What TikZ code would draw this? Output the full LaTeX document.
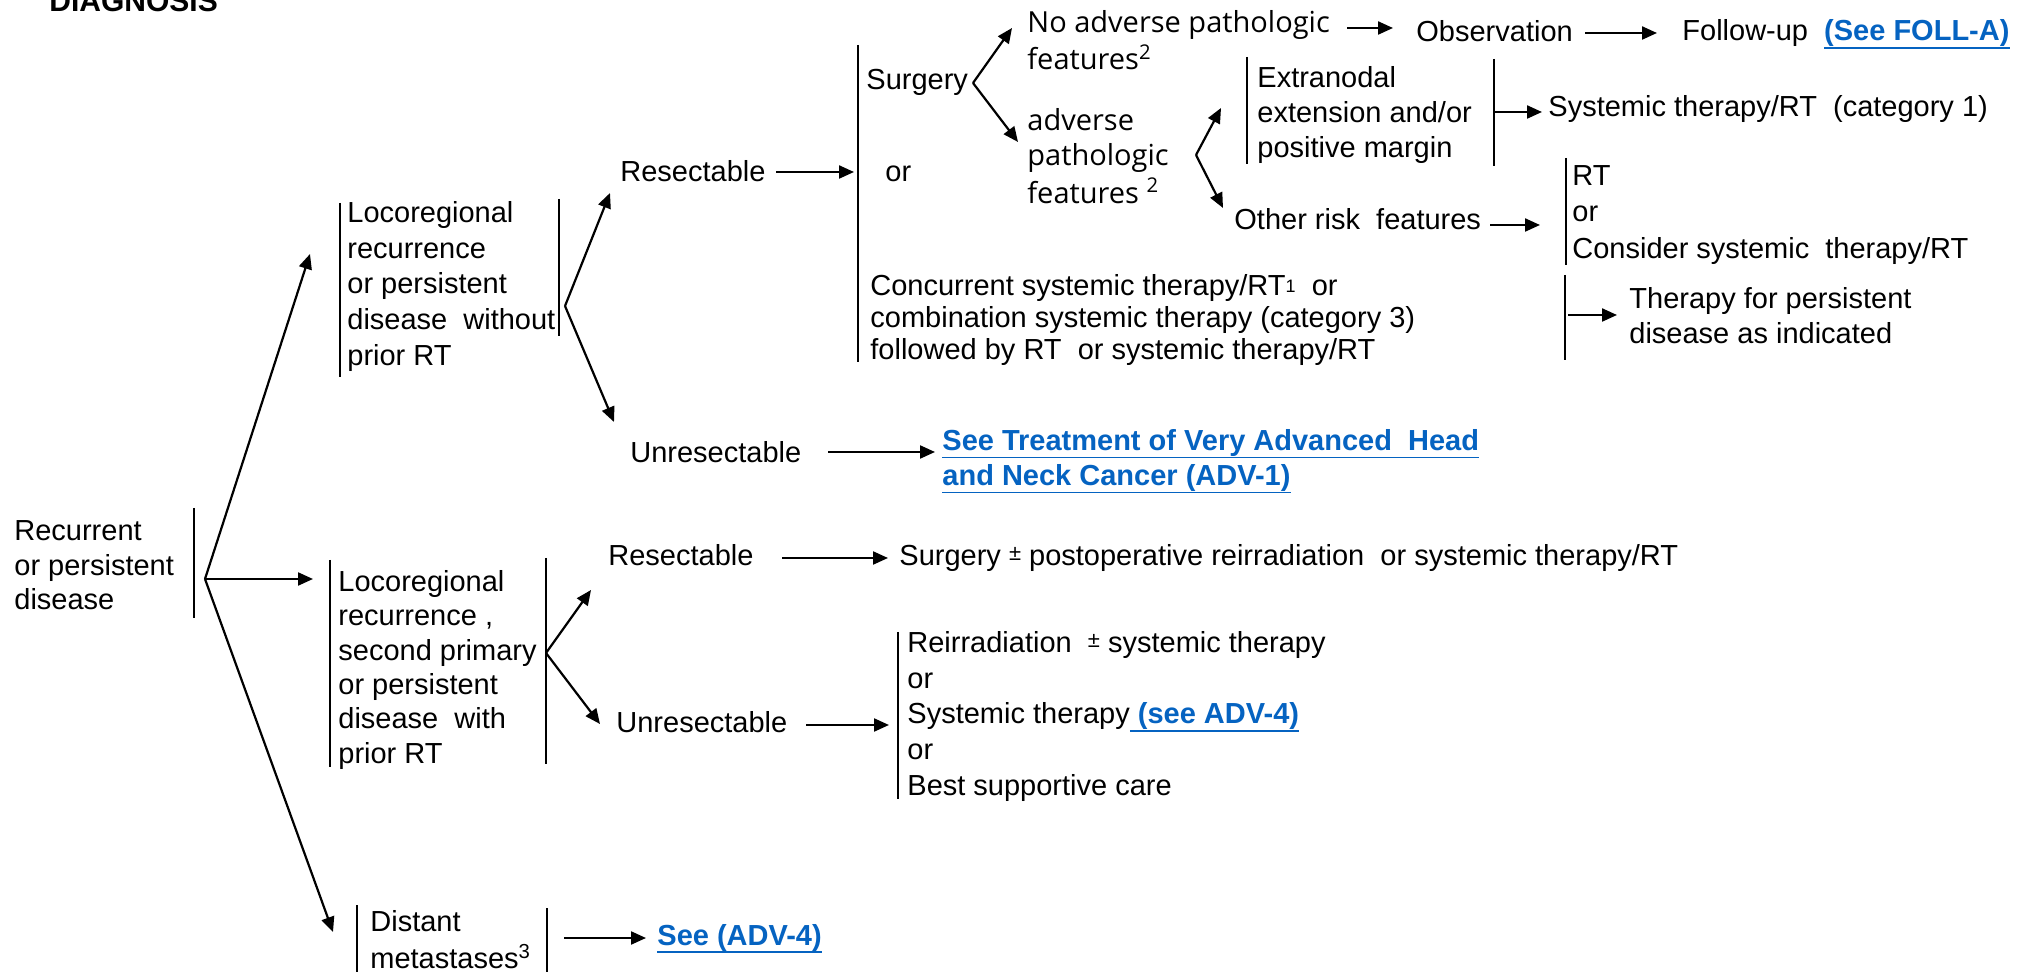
\documentclass[tikz,border=0pt]{standalone}
\usepackage{fontspec}
\setmainfont{Liberation Sans}
\newfontfamily\osans{Open Sans}
\usetikzlibrary{arrows.meta}
\definecolor{linkblue}{RGB}{5,99,193}
% 14.5pt text with a chosen baseline skip
\newcommand\fsz[1]{\fontsize{14.5}{#1}\selectfont}
% bold blue underlined cross-reference
\newcommand\lnk[1]{{\color{linkblue}\bfseries\setbox0\hbox{#1}\rlap{\rule[-4pt]{\wd0}{0.9pt}}\box0}}
\newcommand\supone{{\fontsize{9}{9}\selectfont\raisebox{1.5pt}{1}}}
\newcommand\pmsmall{{\fontsize{11}{11}\selectfont\raisebox{2.5pt}{±}}}
\begin{document}
\begin{tikzpicture}[x=0.5pt,y=-0.5pt,
  txt/.style={inner sep=0pt, anchor=base west, font=\fsz{17.5}},
  blk/.style={inner sep=0pt, anchor=north west, align=left, font=\fsz{#1}},
  blko/.style={inner sep=0pt, anchor=north west, align=left, font=\osans\fsz{#1}},
  arr/.style={line width=1.1pt, -{Triangle[length=7.5pt,width=6.5pt]}},
  bar/.style={line width=1pt},
  thinbar/.style={line width=0.8pt},
]
\useasboundingbox (0,0) rectangle (2024,972);
\clip (0,0) rectangle (2024,972);

% heading
\node[inner sep=0pt, anchor=base west, font=\fontsize{15}{18}\selectfont\bfseries] (diag) at (49,12) {DIAGNOSIS};

% root
\node[blk=17.25] (rec) at (14,516) {\strut Recurrent\\\strut or persistent\\\strut disease};
\draw[bar] (194,508) -- (194,618);
\coordinate (v0) at (205,579);
\coordinate (t1) at (310,254);
\coordinate (t2) at (313,579);
\coordinate (t3) at (333,932);
\draw[arr] (v0) -- (t1);
\draw[arr] (v0) -- (t2);
\draw[arr] (v0) -- (t3);

% locoregional, no prior RT
\draw[bar] (340,203) -- (340,377);
\node[blk=17.875] (lr1) at (347,197) {\strut Locoregional\\\strut recurrence\\\strut or persistent\\\strut disease~ without\\\strut prior RT};
\draw[bar] (559,199) -- (559,336);
\coordinate (v1) at (565,306);
\coordinate (t4) at (610,193);
\coordinate (t5) at (614,422);
\draw[arr] (v1) -- (t4);
\draw[arr] (v1) -- (t5);

\node[txt] (res1) at (620,182) {Resectable};
\coordinate (a1s) at (776,172);
\coordinate (a1e) at (854,172);
\draw[arr] (a1s) -- (a1e);
\draw[bar] (858,45) -- (858,362);
\node[txt] (surg) at (866,90) {Surgery};
\node[txt] (or1) at (885,182) {or};
\coordinate (v2) at (973,83);
\coordinate (t6) at (1012,28);
\coordinate (t7) at (1018,142);
\draw[arr] (v2) -- (t6);
\draw[arr] (v2) -- (t7);

\node[blko=17] (noadv) at (1027,8.2) {\strut No adverse pathologic\\\strut features\textsuperscript{2}};
\coordinate (a2s) at (1347,28);
\coordinate (a2e) at (1393,28);
\draw[arr] (a2s) -- (a2e);
\node[txt] (obs) at (1416,42) {Observation};
\coordinate (a3s) at (1585,33);
\coordinate (a3e) at (1657,33);
\draw[arr] (a3s) -- (a3e);
\node[txt] (fu) at (1682,41) {Follow-up~ \lnk{(See FOLL-A)}};

\node[blko=17.5] (adv) at (1027,105.5) {\strut adverse\\\strut pathologic\\\strut features \textsuperscript{2}};
\coordinate (v3) at (1196,155);
\coordinate (t8) at (1221,108);
\coordinate (t9) at (1223,208);
\draw[arr] (v3) -- (t8);
\draw[arr] (v3) -- (t9);

\draw[thinbar] (1247,57) -- (1247,164);
\node[blk=17.5] (extra) at (1257,62.5) {\strut Extranodal\\\strut extension and/or\\\strut positive margin};
\draw[thinbar] (1494,59) -- (1494,166);
\coordinate (a4s) at (1494,112);
\coordinate (a4e) at (1542,112);
\draw[arr] (a4s) -- (a4e);
\node[txt] (st1) at (1548,117) {Systemic therapy/RT~ (category 1)};

\node[txt] (other) at (1234,230) {Other risk~ features};
\coordinate (a5s) at (1490,225);
\coordinate (a5e) at (1540,225);
\draw[arr] (a5s) -- (a5e);
\draw[thinbar] (1566,158) -- (1566,265);
\node[blk=18.25] (rtopt) at (1572,159.45) {\strut RT\\\strut or\\\strut Consider systemic~ therapy/RT};

\node[blk=15] (conc) at (870,274) {\strut Concurrent systemic therapy/RT\supone~ or\\\strut combination systemic therapy (category 3)\\\strut followed by RT~ or systemic therapy/RT};
\draw[thinbar] (1565,275) -- (1565,360);
\coordinate (a6s) at (1568,315);
\coordinate (a6e) at (1617,315);
\draw[arr] (a6s) -- (a6e);
\node[blk=17.5] (pers) at (1629,283.5) {\strut Therapy for persistent\\\strut disease as indicated};

\node[txt] (unres1) at (630,463) {Unresectable};
\coordinate (a7s) at (828,452);
\coordinate (a7e) at (935,452);
\draw[arr] (a7s) -- (a7e);
\node[blk=17.5] (adv1) at (942,425.5) {\strut\lnk{See Treatment of Very Advanced~ Head}\\\strut\lnk{and Neck Cancer (ADV-1)}};

% locoregional, prior RT
\draw[bar] (330,560) -- (330,767);
\node[blk=17.2] (lr2) at (338,566.9) {\strut Locoregional\\\strut recurrence ,\\\strut second primary\\\strut or persistent\\\strut disease~ with\\\strut prior RT};
\draw[bar] (546,558) -- (546,764);
\coordinate (v4) at (546,653);
\coordinate (t10) at (591,590);
\coordinate (t11) at (600,724);
\draw[arr] (v4) -- (t10);
\draw[arr] (v4) -- (t11);

\node[txt] (res2) at (608,566) {Resectable};
\coordinate (a8s) at (782,558);
\coordinate (a8e) at (888,558);
\draw[arr] (a8s) -- (a8e);
\node[txt] (surg2) at (899,566) {Surgery \pmsmall\ postoperative reirradiation~ or systemic therapy/RT};

\node[txt] (unres2) at (616,732) {Unresectable};
\coordinate (a9s) at (806,725);
\coordinate (a9e) at (889,725);
\draw[arr] (a9s) -- (a9e);
\draw[bar] (898,632) -- (898,799);
\node[blk=17.875] (opts) at (907,627) {\strut Reirradiation~ \pmsmall\ systemic therapy\\\strut or\\\strut Systemic therapy\lnk{\ (see ADV-4)}\\\strut or\\\strut Best supportive care};

% distant metastases
\draw[bar] (357,905) -- (357,972);
\node[blk=17.5] (dist) at (370,906.5) {\strut Distant\\\strut metastases\textsuperscript{3}};
\draw[bar] (547,908) -- (547,972);
\coordinate (a10s) at (564,938);
\coordinate (a10e) at (646,938);
\draw[arr] (a10s) -- (a10e);
\node[txt] (adv4) at (657,945) {\lnk{See (ADV-4)}};
\end{tikzpicture}
\end{document}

....

_Your instructions_
Transcribe the listing above verbatim. Omit the pictures.

_Exercise response_
What TikZ code would draw this? Output the full LaTeX document.
\documentclass[tikz,border=0pt]{standalone}
\usepackage{fontspec}
\setmainfont{Liberation Sans}
\newfontfamily\osans{Open Sans}
\usetikzlibrary{arrows.meta}
\definecolor{linkblue}{RGB}{5,99,193}
% 14.5pt text with a chosen baseline skip
\newcommand\fsz[1]{\fontsize{14.5}{#1}\selectfont}
% bold blue underlined cross-reference
\newcommand\lnk[1]{{\color{linkblue}\bfseries\setbox0\hbox{#1}\rlap{\rule[-4pt]{\wd0}{0.9pt}}\box0}}
\newcommand\supone{{\fontsize{9}{9}\selectfont\raisebox{1.5pt}{1}}}
\newcommand\pmsmall{{\fontsize{11}{11}\selectfont\raisebox{2.5pt}{±}}}
\begin{document}
\begin{tikzpicture}[x=0.5pt,y=-0.5pt,
  txt/.style={inner sep=0pt, anchor=base west, font=\fsz{17.5}},
  blk/.style={inner sep=0pt, anchor=north west, align=left, font=\fsz{#1}},
  blko/.style={inner sep=0pt, anchor=north west, align=left, font=\osans\fsz{#1}},
  arr/.style={line width=1.1pt, -{Triangle[length=7.5pt,width=6.5pt]}},
  bar/.style={line width=1pt},
  thinbar/.style={line width=0.8pt},
]
\useasboundingbox (0,0) rectangle (2024,972);
\clip (0,0) rectangle (2024,972);

% heading
\node[inner sep=0pt, anchor=base west, font=\fontsize{15}{18}\selectfont\bfseries] (diag) at (49,12) {DIAGNOSIS};

% root
\node[blk=17.25] (rec) at (14,516) {\strut Recurrent\\\strut or persistent\\\strut disease};
\draw[bar] (194,508) -- (194,618);
\coordinate (v0) at (205,579);
\coordinate (t1) at (310,254);
\coordinate (t2) at (313,579);
\coordinate (t3) at (333,932);
\draw[arr] (v0) -- (t1);
\draw[arr] (v0) -- (t2);
\draw[arr] (v0) -- (t3);

% locoregional, no prior RT
\draw[bar] (340,203) -- (340,377);
\node[blk=17.875] (lr1) at (347,197) {\strut Locoregional\\\strut recurrence\\\strut or persistent\\\strut disease~ without\\\strut prior RT};
\draw[bar] (559,199) -- (559,336);
\coordinate (v1) at (565,306);
\coordinate (t4) at (610,193);
\coordinate (t5) at (614,422);
\draw[arr] (v1) -- (t4);
\draw[arr] (v1) -- (t5);

\node[txt] (res1) at (620,182) {Resectable};
\coordinate (a1s) at (776,172);
\coordinate (a1e) at (854,172);
\draw[arr] (a1s) -- (a1e);
\draw[bar] (858,45) -- (858,362);
\node[txt] (surg) at (866,90) {Surgery};
\node[txt] (or1) at (885,182) {or};
\coordinate (v2) at (973,83);
\coordinate (t6) at (1012,28);
\coordinate (t7) at (1018,142);
\draw[arr] (v2) -- (t6);
\draw[arr] (v2) -- (t7);

\node[blko=17] (noadv) at (1027,8.2) {\strut No adverse pathologic\\\strut features\textsuperscript{2}};
\coordinate (a2s) at (1347,28);
\coordinate (a2e) at (1393,28);
\draw[arr] (a2s) -- (a2e);
\node[txt] (obs) at (1416,42) {Observation};
\coordinate (a3s) at (1585,33);
\coordinate (a3e) at (1657,33);
\draw[arr] (a3s) -- (a3e);
\node[txt] (fu) at (1682,41) {Follow-up~ \lnk{(See FOLL-A)}};

\node[blko=17.5] (adv) at (1027,105.5) {\strut adverse\\\strut pathologic\\\strut features \textsuperscript{2}};
\coordinate (v3) at (1196,155);
\coordinate (t8) at (1221,108);
\coordinate (t9) at (1223,208);
\draw[arr] (v3) -- (t8);
\draw[arr] (v3) -- (t9);

\draw[thinbar] (1247,57) -- (1247,164);
\node[blk=17.5] (extra) at (1257,62.5) {\strut Extranodal\\\strut extension and/or\\\strut positive margin};
\draw[thinbar] (1494,59) -- (1494,166);
\coordinate (a4s) at (1494,112);
\coordinate (a4e) at (1542,112);
\draw[arr] (a4s) -- (a4e);
\node[txt] (st1) at (1548,117) {Systemic therapy/RT~ (category 1)};

\node[txt] (other) at (1234,230) {Other risk~ features};
\coordinate (a5s) at (1490,225);
\coordinate (a5e) at (1540,225);
\draw[arr] (a5s) -- (a5e);
\draw[thinbar] (1566,158) -- (1566,265);
\node[blk=18.25] (rtopt) at (1572,159.45) {\strut RT\\\strut or\\\strut Consider systemic~ therapy/RT};

\node[blk=15] (conc) at (870,274) {\strut Concurrent systemic therapy/RT\supone~ or\\\strut combination systemic therapy (category 3)\\\strut followed by RT~ or systemic therapy/RT};
\draw[thinbar] (1565,275) -- (1565,360);
\coordinate (a6s) at (1568,315);
\coordinate (a6e) at (1617,315);
\draw[arr] (a6s) -- (a6e);
\node[blk=17.5] (pers) at (1629,283.5) {\strut Therapy for persistent\\\strut disease as indicated};

\node[txt] (unres1) at (630,463) {Unresectable};
\coordinate (a7s) at (828,452);
\coordinate (a7e) at (935,452);
\draw[arr] (a7s) -- (a7e);
\node[blk=17.5] (adv1) at (942,425.5) {\strut\lnk{See Treatment of Very Advanced~ Head}\\\strut\lnk{and Neck Cancer (ADV-1)}};

% locoregional, prior RT
\draw[bar] (330,560) -- (330,767);
\node[blk=17.2] (lr2) at (338,566.9) {\strut Locoregional\\\strut recurrence ,\\\strut second primary\\\strut or persistent\\\strut disease~ with\\\strut prior RT};
\draw[bar] (546,558) -- (546,764);
\coordinate (v4) at (546,653);
\coordinate (t10) at (591,590);
\coordinate (t11) at (600,724);
\draw[arr] (v4) -- (t10);
\draw[arr] (v4) -- (t11);

\node[txt] (res2) at (608,566) {Resectable};
\coordinate (a8s) at (782,558);
\coordinate (a8e) at (888,558);
\draw[arr] (a8s) -- (a8e);
\node[txt] (surg2) at (899,566) {Surgery \pmsmall\ postoperative reirradiation~ or systemic therapy/RT};

\node[txt] (unres2) at (616,732) {Unresectable};
\coordinate (a9s) at (806,725);
\coordinate (a9e) at (889,725);
\draw[arr] (a9s) -- (a9e);
\draw[bar] (898,632) -- (898,799);
\node[blk=17.875] (opts) at (907,627) {\strut Reirradiation~ \pmsmall\ systemic therapy\\\strut or\\\strut Systemic therapy\lnk{\ (see ADV-4)}\\\strut or\\\strut Best supportive care};

% distant metastases
\draw[bar] (357,905) -- (357,972);
\node[blk=17.5] (dist) at (370,906.5) {\strut Distant\\\strut metastases\textsuperscript{3}};
\draw[bar] (547,908) -- (547,972);
\coordinate (a10s) at (564,938);
\coordinate (a10e) at (646,938);
\draw[arr] (a10s) -- (a10e);
\node[txt] (adv4) at (657,945) {\lnk{See (ADV-4)}};
\end{tikzpicture}
\end{document}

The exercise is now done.